# Start of Given data
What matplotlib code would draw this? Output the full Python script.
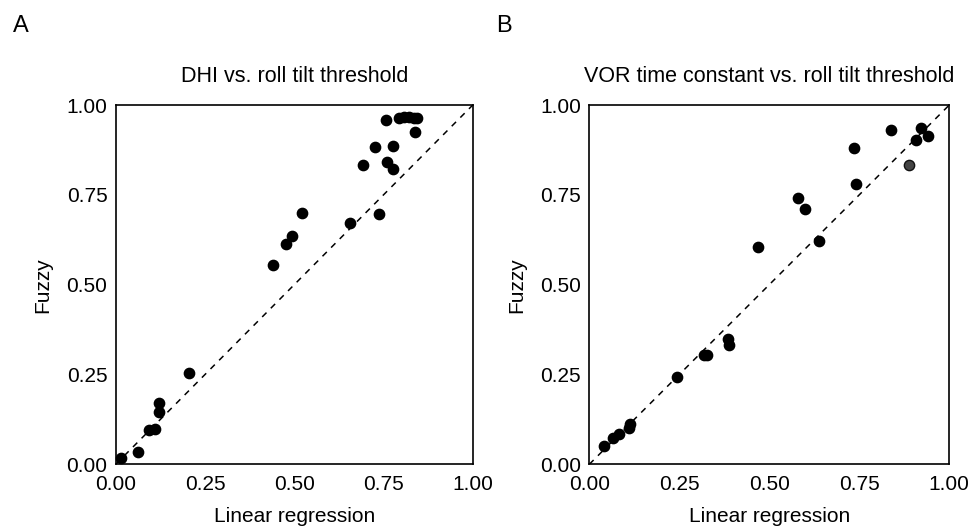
import matplotlib
matplotlib.use("Agg")
import matplotlib.pyplot as plt

plt.rcParams['font.family'] = ['Liberation Sans', 'DejaVu Sans']

# Panel A: DHI vs. roll tilt threshold
a_linear = [0.015, 0.062, 0.092, 0.110, 0.121, 0.122, 0.204, 0.441, 0.476, 0.495,
            0.521, 0.655, 0.737, 0.693, 0.727, 0.777, 0.761, 0.777, 0.756, 0.794,
            0.806, 0.822, 0.835, 0.845, 0.839]
a_fuzzy = [0.017, 0.035, 0.096, 0.098, 0.172, 0.147, 0.255, 0.554, 0.614, 0.635,
           0.699, 0.671, 0.696, 0.832, 0.884, 0.885, 0.842, 0.823, 0.958, 0.963,
           0.968, 0.967, 0.965, 0.963, 0.925]

# Panel B: VOR time constant vs. roll tilt threshold
b_linear = [0.041, 0.065, 0.082, 0.111, 0.113, 0.244, 0.319, 0.328, 0.385, 0.387,
            0.469, 0.580, 0.598, 0.637, 0.734, 0.740, 0.838, 0.907, 0.921, 0.941]
b_fuzzy = [0.052, 0.072, 0.084, 0.102, 0.111, 0.243, 0.305, 0.305, 0.350, 0.332,
           0.604, 0.741, 0.710, 0.621, 0.880, 0.781, 0.931, 0.903, 0.937, 0.915]
b_grey_linear = [0.889]
b_grey_fuzzy = [0.833]

ticks = [0.0, 0.25, 0.5, 0.75, 1.0]
tick_labels = ["0.00", "0.25", "0.50", "0.75", "1.00"]

fig = plt.figure(figsize=(9.75, 5.28), dpi=100)
axA = fig.add_axes([0.1187, 0.1206, 0.3662, 0.6805])
axB = fig.add_axes([0.6044, 0.1206, 0.3692, 0.6805])

def style(ax, title):
    ax.plot([0, 1], [0, 1], linestyle=(0, (4, 4)), color='black', lw=1.1, zorder=1)
    ax.set_xlim(0, 1)
    ax.set_ylim(0, 1)
    ax.set_xticks(ticks)
    ax.set_xticklabels(tick_labels)
    ax.set_yticks(ticks)
    ax.set_yticklabels(tick_labels)
    ax.tick_params(length=0, labelsize=15)
    ax.tick_params(axis='x', pad=8)
    ax.tick_params(axis='y', pad=6)
    for s in ax.spines.values():
        s.set_linewidth(1.2)
    ax.set_xlabel("Linear regression", fontsize=15, labelpad=9)
    ax.set_ylabel("Fuzzy", fontsize=15, labelpad=10)
    ax.set_title(title, fontsize=15.5, pad=16.5)

style(axA, "DHI vs. roll tilt threshold")
axA.scatter(a_linear, a_fuzzy, s=55, color='black', zorder=3, clip_on=False)

style(axB, "VOR time constant vs. roll tilt threshold")
axB.scatter(b_linear, b_fuzzy, s=55, color='black', zorder=3, clip_on=False)
axB.scatter(b_grey_linear, b_grey_fuzzy, s=55, color='#444444', edgecolors='#111111',
            linewidths=1.0, zorder=3)

fig.text(0.013, 0.939, "A", fontsize=17)
fig.text(0.509, 0.939, "B", fontsize=17)

fig.savefig("out.png", dpi=100)
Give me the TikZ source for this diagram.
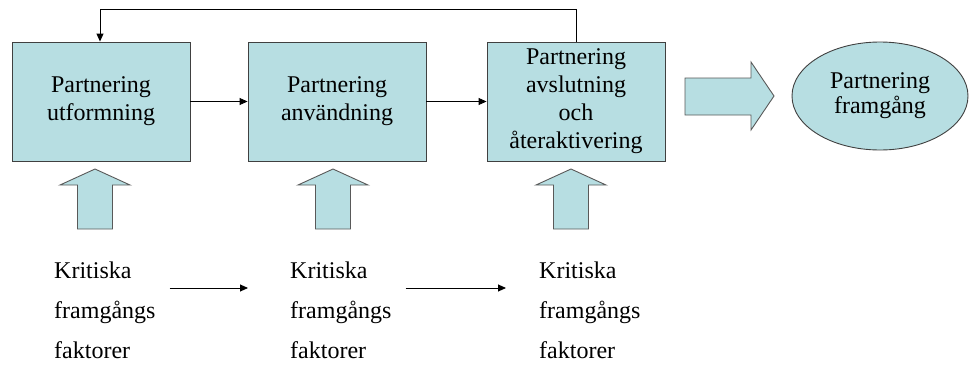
# End of Given data
▶ _Challenge_: Extract every line above containing the word "matplotlib".

▶ _Answer to this task_:
What matplotlib code would draw this? Output the full Python script.
import matplotlib
matplotlib.use("Agg")
import matplotlib.pyplot as plt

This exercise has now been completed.